Дикие лошади - страница 2

стр.

— Ego te absolvo, — сказал я.

И почувствовал прошедшую по моему телу дрожь. Суеверие, подумал я.

Я вспомнил остальные слова. Они сами пришли мне на язык:

— Ego te absolvo a peccatis tuis, In nomine Patris el Filii et Spiritus Sancti. Amen.[1]

Величайшее святотатство в моей жизни до сего дня. Боже, прости мне мой грех, подумал я.

Страшное напряжение отпустило старика. Слезящиеся глаза закрылись. Хватка на моем запястье ослабла; старческая рука бессильно упала. Морщины на лбу Валентина разгладились, он чуть улыбнулся и погрузился в сон.

Встревоженный, я поискал пульс на его горле и с облегчением нащупал бьющуюся жилку. Он не пошевельнулся от моего прикосновения. Я слегка потряс его, но он не проснулся. Пять минут спустя я потряс его снова, уже сильнее, но безрезультатно. Я нерешительно поднялся со стула и, подойдя к телефону, набрал номер доктора, записанный на видном месте в блокноте, лежащем рядом с аппаратом.

Врач был совсем не рад моему звонку.

— Я говорил старому дурню, что ему следует лечь в больницу, — сказал он. — Я не собираюсь мчаться сломя голову, чтобы подержать его за руку. И вообще кто вы такой? И где миссис Паннир?

— Я посетитель, — ответил я. — Миссис Паннир ушла за покупками.

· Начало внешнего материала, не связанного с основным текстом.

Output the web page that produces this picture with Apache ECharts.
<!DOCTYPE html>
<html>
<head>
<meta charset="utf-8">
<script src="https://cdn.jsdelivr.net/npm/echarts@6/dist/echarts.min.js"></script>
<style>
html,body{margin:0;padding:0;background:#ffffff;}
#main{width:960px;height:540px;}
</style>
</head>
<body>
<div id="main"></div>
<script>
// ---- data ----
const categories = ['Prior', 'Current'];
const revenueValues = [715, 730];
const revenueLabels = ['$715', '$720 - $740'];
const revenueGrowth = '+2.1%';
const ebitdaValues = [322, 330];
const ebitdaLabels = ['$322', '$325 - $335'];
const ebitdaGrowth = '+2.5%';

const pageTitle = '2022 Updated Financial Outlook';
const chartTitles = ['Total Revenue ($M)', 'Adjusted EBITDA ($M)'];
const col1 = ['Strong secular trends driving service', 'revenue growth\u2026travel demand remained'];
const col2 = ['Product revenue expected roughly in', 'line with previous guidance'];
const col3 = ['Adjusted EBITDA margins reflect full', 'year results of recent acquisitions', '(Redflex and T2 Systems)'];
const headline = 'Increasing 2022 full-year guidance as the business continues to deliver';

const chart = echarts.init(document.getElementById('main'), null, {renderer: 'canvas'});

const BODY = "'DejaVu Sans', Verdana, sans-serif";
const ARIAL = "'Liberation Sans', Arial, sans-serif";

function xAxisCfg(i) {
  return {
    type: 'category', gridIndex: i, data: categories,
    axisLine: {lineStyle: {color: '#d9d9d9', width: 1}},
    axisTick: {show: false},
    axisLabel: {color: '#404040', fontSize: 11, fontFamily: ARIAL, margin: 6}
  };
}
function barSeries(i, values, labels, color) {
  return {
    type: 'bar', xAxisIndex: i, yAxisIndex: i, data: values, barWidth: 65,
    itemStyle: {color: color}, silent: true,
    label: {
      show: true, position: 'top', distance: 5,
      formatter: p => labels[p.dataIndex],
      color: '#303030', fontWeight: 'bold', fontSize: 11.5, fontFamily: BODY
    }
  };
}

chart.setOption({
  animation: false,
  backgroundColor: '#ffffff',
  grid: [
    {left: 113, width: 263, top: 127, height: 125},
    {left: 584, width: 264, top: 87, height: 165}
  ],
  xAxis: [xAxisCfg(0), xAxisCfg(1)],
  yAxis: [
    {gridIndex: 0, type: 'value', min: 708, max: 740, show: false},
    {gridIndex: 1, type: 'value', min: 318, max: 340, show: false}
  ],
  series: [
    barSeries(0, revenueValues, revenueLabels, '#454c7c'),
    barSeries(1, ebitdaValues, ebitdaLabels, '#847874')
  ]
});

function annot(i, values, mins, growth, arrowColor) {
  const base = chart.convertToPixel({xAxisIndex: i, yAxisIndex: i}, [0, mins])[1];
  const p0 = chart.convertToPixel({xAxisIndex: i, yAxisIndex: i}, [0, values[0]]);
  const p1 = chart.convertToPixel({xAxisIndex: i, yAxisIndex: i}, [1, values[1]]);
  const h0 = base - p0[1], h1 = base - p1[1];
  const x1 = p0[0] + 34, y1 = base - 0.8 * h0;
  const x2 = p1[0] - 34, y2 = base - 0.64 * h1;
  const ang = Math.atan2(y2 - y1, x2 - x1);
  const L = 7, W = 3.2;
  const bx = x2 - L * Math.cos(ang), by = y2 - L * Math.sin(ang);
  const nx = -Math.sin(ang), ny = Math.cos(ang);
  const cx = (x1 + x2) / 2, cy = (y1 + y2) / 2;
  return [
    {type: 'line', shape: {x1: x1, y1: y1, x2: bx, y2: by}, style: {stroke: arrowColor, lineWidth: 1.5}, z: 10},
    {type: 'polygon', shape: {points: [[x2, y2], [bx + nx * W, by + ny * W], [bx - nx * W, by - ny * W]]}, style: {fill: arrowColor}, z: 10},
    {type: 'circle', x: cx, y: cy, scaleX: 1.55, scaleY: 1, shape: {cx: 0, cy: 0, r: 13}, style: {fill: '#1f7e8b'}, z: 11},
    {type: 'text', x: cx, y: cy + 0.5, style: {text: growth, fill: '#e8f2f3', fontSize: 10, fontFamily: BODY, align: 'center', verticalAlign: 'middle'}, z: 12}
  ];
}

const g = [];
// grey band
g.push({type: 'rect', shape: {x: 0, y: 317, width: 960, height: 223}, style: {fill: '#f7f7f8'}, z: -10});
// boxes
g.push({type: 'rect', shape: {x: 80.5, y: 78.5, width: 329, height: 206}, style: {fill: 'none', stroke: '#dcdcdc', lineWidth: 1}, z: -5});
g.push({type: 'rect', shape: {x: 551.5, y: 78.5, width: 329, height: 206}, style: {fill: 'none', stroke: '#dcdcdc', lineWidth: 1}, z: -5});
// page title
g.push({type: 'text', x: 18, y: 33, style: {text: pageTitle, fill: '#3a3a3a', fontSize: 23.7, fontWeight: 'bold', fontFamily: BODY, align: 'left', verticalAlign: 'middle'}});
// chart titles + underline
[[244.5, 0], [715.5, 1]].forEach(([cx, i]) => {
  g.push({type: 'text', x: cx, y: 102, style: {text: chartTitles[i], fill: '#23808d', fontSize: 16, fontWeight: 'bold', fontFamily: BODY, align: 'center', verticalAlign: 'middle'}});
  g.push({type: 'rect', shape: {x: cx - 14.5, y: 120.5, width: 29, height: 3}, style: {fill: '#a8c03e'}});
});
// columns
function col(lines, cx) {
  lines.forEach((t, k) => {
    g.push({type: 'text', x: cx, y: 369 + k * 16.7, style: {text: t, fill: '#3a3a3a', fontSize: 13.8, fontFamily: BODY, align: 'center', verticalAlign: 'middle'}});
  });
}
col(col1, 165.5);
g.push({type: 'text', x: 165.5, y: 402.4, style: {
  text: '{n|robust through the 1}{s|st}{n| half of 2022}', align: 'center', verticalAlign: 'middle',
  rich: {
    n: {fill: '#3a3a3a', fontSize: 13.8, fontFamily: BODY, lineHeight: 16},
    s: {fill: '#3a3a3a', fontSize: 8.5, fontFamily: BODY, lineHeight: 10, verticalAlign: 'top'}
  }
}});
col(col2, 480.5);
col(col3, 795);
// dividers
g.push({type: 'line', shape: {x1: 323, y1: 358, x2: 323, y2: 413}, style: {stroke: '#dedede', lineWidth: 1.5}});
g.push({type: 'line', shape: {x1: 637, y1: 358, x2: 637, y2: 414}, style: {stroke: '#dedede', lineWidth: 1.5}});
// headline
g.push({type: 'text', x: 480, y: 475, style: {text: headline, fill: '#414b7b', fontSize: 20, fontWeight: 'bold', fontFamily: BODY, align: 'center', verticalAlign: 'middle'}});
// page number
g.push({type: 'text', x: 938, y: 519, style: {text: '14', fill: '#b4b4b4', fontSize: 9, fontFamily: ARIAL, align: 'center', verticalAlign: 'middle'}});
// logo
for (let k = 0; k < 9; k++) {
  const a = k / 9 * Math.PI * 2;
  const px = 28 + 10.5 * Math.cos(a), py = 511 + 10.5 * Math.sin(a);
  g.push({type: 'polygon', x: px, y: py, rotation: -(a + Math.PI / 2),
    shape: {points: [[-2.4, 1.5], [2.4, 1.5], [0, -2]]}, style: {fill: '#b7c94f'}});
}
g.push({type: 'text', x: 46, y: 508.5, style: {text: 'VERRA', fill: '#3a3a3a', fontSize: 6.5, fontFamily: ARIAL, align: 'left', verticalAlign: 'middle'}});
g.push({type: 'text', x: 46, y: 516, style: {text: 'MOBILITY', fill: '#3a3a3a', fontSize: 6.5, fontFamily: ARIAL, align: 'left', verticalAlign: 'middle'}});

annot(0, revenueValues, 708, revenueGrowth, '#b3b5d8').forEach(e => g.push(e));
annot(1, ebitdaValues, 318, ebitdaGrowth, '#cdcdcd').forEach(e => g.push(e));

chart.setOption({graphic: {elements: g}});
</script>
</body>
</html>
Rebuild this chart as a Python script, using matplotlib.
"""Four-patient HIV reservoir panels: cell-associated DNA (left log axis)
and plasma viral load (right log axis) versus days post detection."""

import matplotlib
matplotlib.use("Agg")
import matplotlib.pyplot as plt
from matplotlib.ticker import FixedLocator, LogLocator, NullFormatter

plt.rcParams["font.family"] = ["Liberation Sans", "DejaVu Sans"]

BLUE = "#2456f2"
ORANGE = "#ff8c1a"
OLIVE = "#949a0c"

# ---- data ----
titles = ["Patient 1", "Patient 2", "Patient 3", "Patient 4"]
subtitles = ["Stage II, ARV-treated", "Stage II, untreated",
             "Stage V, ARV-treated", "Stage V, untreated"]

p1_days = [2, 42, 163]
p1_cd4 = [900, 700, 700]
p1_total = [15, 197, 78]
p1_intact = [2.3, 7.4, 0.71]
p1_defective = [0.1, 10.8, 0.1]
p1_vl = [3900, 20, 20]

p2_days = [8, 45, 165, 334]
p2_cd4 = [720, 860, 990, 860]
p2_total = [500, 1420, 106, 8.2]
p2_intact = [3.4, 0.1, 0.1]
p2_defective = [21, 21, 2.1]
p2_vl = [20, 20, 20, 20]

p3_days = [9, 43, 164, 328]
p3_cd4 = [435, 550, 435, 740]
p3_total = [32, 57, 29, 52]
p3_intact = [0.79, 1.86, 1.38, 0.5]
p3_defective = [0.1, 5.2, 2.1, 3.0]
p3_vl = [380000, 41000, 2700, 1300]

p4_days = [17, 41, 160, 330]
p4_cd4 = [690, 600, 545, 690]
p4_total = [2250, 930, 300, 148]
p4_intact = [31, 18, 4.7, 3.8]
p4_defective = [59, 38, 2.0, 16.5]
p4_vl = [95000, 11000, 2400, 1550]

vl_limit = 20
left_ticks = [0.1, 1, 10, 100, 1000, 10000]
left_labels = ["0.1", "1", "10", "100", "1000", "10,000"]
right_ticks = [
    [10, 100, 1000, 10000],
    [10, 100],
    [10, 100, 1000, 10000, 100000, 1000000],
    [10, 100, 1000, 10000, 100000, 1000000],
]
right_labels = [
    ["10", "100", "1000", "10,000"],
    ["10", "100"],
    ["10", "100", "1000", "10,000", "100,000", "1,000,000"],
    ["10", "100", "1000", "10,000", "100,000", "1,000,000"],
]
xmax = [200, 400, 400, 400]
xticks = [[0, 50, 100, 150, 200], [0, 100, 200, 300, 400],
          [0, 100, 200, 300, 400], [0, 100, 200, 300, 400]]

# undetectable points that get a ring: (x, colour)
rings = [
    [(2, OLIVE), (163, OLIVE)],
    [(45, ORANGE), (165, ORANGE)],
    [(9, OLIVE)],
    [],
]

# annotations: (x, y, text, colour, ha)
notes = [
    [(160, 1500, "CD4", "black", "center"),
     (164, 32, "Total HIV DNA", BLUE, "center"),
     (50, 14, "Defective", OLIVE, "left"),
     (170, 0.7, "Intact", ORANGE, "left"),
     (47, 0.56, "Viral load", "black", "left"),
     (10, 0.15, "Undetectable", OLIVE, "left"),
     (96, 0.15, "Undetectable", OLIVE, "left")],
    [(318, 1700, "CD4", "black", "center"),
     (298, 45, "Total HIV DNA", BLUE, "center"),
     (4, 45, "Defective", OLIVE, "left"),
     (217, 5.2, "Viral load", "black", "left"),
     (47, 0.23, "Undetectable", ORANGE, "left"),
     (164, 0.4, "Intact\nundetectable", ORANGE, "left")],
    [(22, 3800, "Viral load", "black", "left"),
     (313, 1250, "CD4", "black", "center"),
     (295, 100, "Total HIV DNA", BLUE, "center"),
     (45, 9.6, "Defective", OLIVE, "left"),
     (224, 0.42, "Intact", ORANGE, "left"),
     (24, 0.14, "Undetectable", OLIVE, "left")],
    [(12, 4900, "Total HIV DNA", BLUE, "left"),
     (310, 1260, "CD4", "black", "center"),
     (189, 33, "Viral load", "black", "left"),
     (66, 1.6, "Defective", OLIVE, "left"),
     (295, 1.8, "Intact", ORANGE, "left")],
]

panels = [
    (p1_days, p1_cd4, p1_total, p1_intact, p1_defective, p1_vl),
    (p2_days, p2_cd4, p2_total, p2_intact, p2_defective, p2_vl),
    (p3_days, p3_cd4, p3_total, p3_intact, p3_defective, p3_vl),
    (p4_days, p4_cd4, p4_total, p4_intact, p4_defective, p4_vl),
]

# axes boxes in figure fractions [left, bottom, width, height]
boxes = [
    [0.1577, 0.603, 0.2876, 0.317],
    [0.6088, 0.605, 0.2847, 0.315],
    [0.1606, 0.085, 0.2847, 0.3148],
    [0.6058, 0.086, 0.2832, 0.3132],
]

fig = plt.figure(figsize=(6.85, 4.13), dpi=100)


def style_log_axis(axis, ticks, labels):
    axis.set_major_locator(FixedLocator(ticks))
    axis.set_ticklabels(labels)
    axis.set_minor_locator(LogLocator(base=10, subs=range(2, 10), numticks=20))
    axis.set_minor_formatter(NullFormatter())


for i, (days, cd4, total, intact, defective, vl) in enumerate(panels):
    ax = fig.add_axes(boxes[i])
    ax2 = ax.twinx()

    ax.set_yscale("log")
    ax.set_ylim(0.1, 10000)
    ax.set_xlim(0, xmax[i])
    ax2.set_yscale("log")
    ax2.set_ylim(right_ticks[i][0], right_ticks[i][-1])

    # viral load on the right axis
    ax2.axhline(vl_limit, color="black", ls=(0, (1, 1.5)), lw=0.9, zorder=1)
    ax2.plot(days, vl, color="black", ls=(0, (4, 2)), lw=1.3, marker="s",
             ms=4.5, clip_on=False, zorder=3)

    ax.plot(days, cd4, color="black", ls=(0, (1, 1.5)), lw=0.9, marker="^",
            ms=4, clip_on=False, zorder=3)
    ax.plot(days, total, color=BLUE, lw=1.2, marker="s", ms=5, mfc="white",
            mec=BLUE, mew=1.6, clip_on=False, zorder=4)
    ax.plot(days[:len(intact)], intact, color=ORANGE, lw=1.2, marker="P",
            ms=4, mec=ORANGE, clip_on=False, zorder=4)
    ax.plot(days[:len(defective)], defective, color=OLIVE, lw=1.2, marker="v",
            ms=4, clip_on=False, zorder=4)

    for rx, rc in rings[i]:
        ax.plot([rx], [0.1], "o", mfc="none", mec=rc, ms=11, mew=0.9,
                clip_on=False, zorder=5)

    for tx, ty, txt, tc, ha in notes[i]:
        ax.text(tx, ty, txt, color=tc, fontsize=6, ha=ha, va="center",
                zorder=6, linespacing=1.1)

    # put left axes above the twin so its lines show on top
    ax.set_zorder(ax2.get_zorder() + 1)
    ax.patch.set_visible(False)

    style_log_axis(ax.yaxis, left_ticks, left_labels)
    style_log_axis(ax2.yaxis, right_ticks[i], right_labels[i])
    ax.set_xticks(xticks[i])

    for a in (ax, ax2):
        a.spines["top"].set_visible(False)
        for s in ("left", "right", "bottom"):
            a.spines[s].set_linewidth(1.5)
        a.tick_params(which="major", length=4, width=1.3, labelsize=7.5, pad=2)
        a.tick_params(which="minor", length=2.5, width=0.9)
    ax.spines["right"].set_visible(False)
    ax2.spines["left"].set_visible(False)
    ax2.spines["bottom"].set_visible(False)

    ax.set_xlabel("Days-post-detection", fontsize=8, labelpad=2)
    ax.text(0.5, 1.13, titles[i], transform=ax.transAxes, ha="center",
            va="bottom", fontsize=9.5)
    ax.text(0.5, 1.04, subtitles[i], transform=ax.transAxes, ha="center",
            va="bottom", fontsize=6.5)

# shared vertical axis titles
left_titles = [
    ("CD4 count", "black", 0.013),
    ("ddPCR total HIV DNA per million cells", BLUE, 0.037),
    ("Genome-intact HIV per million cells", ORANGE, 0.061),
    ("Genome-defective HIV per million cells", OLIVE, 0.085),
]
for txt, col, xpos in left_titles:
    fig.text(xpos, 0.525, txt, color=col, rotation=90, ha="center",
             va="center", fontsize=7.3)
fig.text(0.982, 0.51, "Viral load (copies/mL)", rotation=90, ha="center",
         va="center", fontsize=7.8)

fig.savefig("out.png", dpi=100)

— Он стонет? — спросил доктор.

— Раньше стонал. Миссис Паннир дала ему болеутоляющее, прежде чем ушла. Потом он говорил. А теперь впал в какое-то сонное состояние, и я не могу его разбудить.

Доктор приглушенно проворчал ругательство и бросил трубку на рычаг, оставив меня гадать о своих намерениях.

Я надеялся, что он не пришлет завывающую машину «Скорой помощи» с деловитыми санитарами, носилками и всеми прочими атрибутами, способными сделать предсмертные страдания еще тяжелее. Старый Валентин хотел спокойно умереть в своей постели. Я пожалел о своем звонке доктору, опасаясь, что, возможно, спровоцировал именно то, чего Валентин больше всего желал бы избежать.

Терзаемый раскаянием и сознанием собственной беспомощности, я сел напротив спящего старика, теперь уже не на стул рядом с ним, а в более удобное кресло.

В комнате было тепло. Валентин был одет в синюю хлопчатобумажную пижаму, колени его прикрывал плед. Кресло стояло возле окна, и нагие ветвистые деревья за стеклом обещали скорую весну, которой он не увидит.

Похожая на рабочий кабинет, его комната отображала необычайное путешествие своего хозяина сквозь время. Валентин родился в семье кузнеца и в детские годы помогал отцу. Тонкие руки крепли, грохот молота и огонь горна будоражили юное сознание. Не было никаких сомнений в том, какую профессию он изберет и что ему придется переезжать куда-то в другое место, как с давних пор было принято в кузнечном деле.

С выцветших фотографий в рамках на меня глядел молодой Валентин с бицепсами и грудными мышцами атлета, обладателя огромной силы, с широкой, счастливой улыбкой ребенка. Но идиллия сельской кузницы под ореховым деревом давно канула в прошлое. В зрелые годы Валентин исколесил со своими инструментами и переносной наковальней в рабочем автофургоне все Соединенное Королевство.

Он долгие годы подковывал скаковых лошадей конюшни, где мой дед работал тренером. Он приглядывал за копытами пони, на которых я катался. Валентин тогда казался мне невероятно старым, хотя теперь я знаю, что ему едва исполнилось шестьдесят пять, когда мне было десять.

Поначалу его образование ограничивалось чтением (газет о скачках), писанием (счетов для заказчиков) и арифметикой (подсчитывалась стоимость работы и материала так, чтобы не остаться в убытке). До того как ему перевалило за сорок, умственные способности Валентина не развивались в такой степени, как его мускулы. Перемены в судьбе, рассказывал он мне, принесло то решительное время, когда вместо того, чтобы ковать подковы для какой-либо лошади, ему приходилось все чаще подрезать копыта коней, подгоняя их под стандартные подковы массового производства. Никому больше не было нужно его мастерство в деле придания формы раскаленно-белому бруску железа, требовались лишь элементарные действия по прилаживанию на место готового изделия из мягкого металла.